- _PROBLEM REQUIREMENTS_
Below are some records. Retype exactly the lines from the one containing "Reproduce this chart with D3.js." through the one containing "var thicknessTicks = [0, 1, 2, 3, 4, 5, 6, 7];", both included, skipping every picture.

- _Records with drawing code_
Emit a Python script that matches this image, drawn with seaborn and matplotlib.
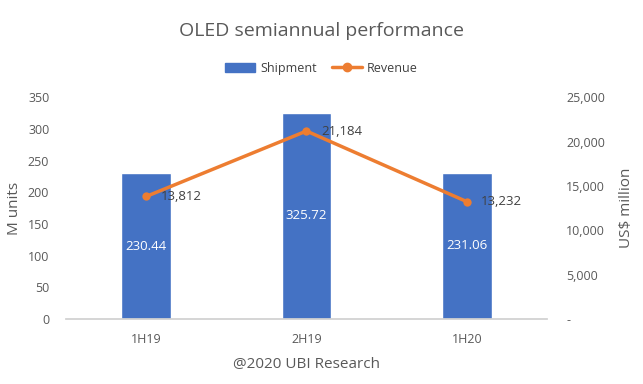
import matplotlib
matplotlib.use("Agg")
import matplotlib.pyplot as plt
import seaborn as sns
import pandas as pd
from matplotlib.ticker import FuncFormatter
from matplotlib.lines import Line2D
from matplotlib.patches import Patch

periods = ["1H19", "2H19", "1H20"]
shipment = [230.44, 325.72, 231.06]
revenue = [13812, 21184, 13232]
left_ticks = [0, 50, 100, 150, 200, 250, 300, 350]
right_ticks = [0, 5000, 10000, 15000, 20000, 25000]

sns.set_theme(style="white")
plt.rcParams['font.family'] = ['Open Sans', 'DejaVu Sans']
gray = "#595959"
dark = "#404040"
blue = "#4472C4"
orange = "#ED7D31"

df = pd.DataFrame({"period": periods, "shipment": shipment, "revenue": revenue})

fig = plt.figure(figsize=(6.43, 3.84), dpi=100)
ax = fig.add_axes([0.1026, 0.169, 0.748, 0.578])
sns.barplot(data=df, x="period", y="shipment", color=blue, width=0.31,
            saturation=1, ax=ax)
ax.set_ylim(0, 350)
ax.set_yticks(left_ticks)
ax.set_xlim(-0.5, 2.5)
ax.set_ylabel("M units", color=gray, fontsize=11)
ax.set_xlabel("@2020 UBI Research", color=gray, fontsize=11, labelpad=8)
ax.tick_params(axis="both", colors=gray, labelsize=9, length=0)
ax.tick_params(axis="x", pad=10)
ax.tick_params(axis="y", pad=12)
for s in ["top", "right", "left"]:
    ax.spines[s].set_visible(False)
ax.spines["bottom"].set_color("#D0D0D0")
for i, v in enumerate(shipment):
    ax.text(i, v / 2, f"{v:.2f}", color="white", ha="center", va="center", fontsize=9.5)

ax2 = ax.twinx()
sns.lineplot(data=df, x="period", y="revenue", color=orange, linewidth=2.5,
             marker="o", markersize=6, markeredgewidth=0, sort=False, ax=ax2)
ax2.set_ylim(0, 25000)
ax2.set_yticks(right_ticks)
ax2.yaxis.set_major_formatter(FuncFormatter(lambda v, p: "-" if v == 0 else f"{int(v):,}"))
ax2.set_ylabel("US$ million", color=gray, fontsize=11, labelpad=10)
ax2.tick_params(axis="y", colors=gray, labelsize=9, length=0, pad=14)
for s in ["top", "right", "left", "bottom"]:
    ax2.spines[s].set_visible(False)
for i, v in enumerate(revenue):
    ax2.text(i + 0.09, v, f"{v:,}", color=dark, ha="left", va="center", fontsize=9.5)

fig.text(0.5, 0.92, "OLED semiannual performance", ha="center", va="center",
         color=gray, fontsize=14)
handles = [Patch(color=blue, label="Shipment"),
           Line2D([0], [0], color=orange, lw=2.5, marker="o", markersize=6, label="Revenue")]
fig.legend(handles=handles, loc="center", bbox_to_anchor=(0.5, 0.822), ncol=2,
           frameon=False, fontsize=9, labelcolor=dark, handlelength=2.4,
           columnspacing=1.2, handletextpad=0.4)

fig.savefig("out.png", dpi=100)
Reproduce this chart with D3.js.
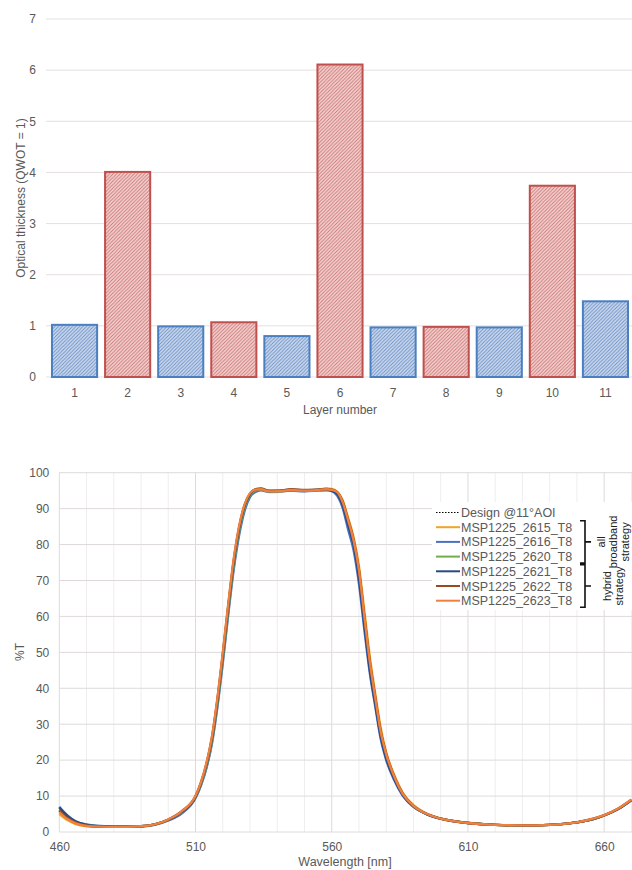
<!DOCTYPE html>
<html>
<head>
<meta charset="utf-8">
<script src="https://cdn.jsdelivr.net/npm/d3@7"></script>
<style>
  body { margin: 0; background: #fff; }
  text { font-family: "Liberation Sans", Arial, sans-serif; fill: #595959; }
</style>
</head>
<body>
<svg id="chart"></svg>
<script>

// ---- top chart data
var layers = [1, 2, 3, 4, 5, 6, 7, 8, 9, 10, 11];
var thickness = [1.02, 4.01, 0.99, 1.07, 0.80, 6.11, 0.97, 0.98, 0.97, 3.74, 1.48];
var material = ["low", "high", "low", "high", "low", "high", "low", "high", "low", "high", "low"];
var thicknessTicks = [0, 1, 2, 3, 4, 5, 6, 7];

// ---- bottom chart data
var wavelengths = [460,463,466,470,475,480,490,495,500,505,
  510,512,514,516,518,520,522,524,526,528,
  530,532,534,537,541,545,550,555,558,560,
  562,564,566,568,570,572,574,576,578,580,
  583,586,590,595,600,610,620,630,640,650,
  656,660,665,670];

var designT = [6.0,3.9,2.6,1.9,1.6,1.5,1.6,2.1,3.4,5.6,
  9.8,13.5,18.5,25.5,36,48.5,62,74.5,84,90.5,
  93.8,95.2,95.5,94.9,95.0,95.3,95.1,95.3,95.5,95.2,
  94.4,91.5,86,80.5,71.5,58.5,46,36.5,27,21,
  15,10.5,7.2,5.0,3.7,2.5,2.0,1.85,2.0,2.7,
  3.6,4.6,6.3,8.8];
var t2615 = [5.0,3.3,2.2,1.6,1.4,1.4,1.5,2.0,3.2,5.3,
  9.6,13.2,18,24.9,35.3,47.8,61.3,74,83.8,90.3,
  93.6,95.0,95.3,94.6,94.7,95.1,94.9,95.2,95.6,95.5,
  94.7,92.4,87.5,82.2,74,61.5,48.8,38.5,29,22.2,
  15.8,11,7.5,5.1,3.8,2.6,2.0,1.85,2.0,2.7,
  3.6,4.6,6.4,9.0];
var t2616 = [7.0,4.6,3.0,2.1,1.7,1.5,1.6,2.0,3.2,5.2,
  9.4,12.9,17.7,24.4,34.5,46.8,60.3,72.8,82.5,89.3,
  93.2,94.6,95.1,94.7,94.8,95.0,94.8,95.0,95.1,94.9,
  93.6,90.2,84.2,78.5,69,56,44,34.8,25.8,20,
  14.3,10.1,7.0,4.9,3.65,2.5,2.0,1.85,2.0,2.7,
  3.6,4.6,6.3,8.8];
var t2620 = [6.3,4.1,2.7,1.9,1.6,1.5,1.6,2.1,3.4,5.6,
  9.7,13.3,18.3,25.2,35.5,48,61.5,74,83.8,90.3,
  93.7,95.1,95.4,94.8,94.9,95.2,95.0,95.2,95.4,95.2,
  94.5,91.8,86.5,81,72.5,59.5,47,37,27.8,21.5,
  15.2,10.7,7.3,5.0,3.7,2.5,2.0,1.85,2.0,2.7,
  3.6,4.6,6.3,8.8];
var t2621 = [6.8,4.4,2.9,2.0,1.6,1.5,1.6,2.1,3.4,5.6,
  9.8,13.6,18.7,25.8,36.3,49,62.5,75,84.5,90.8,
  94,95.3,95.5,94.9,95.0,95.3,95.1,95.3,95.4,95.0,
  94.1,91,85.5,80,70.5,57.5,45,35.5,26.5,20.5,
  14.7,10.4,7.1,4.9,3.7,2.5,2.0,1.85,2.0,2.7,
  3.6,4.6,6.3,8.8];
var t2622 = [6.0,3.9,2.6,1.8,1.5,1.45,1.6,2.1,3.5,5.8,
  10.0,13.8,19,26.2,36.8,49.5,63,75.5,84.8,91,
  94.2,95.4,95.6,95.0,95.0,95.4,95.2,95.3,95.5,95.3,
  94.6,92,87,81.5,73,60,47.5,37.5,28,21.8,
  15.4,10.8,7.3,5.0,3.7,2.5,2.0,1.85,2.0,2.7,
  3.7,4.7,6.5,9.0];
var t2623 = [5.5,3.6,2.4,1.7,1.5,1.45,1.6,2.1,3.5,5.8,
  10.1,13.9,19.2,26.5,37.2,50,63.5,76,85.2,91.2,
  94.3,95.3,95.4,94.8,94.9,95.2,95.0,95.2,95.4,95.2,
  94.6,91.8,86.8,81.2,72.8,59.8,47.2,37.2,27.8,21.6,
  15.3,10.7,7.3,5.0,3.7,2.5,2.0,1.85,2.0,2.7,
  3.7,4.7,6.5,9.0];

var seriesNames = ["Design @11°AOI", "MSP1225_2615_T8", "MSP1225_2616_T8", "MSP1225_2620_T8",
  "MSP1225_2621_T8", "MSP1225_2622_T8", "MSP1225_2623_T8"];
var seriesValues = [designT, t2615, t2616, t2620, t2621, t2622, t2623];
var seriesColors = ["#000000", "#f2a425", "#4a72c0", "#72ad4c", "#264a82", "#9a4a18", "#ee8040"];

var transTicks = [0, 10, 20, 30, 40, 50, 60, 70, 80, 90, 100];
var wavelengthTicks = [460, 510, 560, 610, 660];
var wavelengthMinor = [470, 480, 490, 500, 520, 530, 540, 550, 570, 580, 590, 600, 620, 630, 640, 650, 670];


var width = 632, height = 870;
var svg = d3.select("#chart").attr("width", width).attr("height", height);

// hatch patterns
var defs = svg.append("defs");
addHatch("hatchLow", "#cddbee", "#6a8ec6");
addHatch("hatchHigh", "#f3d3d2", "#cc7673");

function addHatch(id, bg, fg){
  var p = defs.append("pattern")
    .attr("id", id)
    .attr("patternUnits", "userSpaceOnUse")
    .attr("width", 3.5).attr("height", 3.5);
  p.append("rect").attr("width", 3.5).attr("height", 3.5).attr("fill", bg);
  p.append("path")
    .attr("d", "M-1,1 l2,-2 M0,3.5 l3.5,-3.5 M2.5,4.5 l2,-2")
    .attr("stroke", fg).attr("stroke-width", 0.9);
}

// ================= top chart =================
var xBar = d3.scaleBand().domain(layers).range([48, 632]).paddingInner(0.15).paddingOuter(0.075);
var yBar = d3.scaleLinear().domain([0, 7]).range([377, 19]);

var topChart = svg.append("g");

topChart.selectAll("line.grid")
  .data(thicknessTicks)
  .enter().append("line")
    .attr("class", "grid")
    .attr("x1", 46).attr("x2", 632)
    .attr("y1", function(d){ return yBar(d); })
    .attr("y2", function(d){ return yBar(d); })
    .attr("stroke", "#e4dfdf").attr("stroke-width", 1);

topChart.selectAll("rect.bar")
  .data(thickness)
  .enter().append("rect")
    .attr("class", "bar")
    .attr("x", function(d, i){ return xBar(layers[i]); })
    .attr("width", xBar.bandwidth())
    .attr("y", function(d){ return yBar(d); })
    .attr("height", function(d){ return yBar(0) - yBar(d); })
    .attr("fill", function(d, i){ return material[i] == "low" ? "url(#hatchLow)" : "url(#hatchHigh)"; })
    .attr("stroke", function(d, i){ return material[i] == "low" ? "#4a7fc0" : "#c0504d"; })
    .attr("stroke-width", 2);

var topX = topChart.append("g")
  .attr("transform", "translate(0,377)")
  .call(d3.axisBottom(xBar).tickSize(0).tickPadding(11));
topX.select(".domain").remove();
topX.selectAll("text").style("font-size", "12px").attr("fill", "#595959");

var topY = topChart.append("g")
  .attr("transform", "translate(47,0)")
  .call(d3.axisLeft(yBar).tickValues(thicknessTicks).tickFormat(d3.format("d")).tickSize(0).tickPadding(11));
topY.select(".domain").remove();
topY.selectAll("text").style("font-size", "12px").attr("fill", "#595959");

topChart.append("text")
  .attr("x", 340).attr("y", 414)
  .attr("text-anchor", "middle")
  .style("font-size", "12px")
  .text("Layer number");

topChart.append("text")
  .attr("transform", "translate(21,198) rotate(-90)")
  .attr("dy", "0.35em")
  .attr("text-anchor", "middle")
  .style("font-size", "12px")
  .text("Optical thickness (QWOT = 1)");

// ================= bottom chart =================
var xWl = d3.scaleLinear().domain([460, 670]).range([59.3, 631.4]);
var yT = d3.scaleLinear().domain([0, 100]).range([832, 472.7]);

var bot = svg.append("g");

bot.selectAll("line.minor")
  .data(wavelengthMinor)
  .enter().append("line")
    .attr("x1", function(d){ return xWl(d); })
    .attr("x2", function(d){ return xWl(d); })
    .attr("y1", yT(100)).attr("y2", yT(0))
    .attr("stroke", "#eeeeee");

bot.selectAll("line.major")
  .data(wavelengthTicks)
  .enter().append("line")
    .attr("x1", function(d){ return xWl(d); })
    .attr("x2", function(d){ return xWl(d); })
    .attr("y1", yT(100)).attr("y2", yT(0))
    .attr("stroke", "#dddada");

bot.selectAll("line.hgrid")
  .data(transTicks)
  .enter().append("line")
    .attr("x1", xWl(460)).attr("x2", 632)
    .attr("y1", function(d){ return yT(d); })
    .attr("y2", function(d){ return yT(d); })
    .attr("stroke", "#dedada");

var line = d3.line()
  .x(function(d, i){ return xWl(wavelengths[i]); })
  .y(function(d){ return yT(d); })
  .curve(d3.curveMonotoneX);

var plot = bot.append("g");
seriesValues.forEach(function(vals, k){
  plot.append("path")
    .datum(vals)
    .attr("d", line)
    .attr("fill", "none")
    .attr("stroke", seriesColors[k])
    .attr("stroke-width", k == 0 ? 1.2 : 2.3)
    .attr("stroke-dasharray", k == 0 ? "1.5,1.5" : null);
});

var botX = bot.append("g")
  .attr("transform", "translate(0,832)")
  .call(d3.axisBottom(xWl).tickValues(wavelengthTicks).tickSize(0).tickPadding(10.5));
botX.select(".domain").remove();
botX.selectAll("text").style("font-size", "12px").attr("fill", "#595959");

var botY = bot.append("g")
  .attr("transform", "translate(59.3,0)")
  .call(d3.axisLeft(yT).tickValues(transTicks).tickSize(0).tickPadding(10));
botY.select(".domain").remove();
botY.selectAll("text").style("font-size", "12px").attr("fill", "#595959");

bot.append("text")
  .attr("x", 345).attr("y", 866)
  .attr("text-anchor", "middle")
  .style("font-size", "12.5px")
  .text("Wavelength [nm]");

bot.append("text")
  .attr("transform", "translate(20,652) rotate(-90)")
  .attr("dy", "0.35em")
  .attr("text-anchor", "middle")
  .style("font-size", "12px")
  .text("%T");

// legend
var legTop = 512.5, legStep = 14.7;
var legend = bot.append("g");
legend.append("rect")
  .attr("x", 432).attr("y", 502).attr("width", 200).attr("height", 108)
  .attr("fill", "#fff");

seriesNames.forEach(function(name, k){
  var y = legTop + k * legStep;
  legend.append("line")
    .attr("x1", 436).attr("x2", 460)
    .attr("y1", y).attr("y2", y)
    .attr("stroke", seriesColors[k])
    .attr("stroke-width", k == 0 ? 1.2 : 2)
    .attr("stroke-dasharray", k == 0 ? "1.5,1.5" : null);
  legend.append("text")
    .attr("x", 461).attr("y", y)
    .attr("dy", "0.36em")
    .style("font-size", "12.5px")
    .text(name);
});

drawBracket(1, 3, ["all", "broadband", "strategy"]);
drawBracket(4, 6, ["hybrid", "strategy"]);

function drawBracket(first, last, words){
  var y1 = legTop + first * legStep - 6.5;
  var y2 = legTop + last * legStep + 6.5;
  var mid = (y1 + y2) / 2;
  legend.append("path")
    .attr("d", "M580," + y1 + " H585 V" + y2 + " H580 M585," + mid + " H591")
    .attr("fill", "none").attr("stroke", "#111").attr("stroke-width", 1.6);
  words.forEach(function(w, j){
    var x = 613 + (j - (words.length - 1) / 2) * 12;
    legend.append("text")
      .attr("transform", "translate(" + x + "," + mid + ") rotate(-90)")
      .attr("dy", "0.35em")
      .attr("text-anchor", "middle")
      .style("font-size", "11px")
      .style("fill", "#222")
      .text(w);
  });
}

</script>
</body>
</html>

- _TASK OUTPUT_
Reproduce this chart with D3.js.
<!DOCTYPE html>
<html>
<head>
<meta charset="utf-8">
<script src="https://cdn.jsdelivr.net/npm/d3@7"></script>
<style>
  body { margin: 0; background: #fff; }
  text { font-family: "Liberation Sans", Arial, sans-serif; fill: #595959; }
</style>
</head>
<body>
<svg id="chart"></svg>
<script>

// ---- top chart data
var layers = [1, 2, 3, 4, 5, 6, 7, 8, 9, 10, 11];
var thickness = [1.02, 4.01, 0.99, 1.07, 0.80, 6.11, 0.97, 0.98, 0.97, 3.74, 1.48];
var material = ["low", "high", "low", "high", "low", "high", "low", "high", "low", "high", "low"];
var thicknessTicks = [0, 1, 2, 3, 4, 5, 6, 7];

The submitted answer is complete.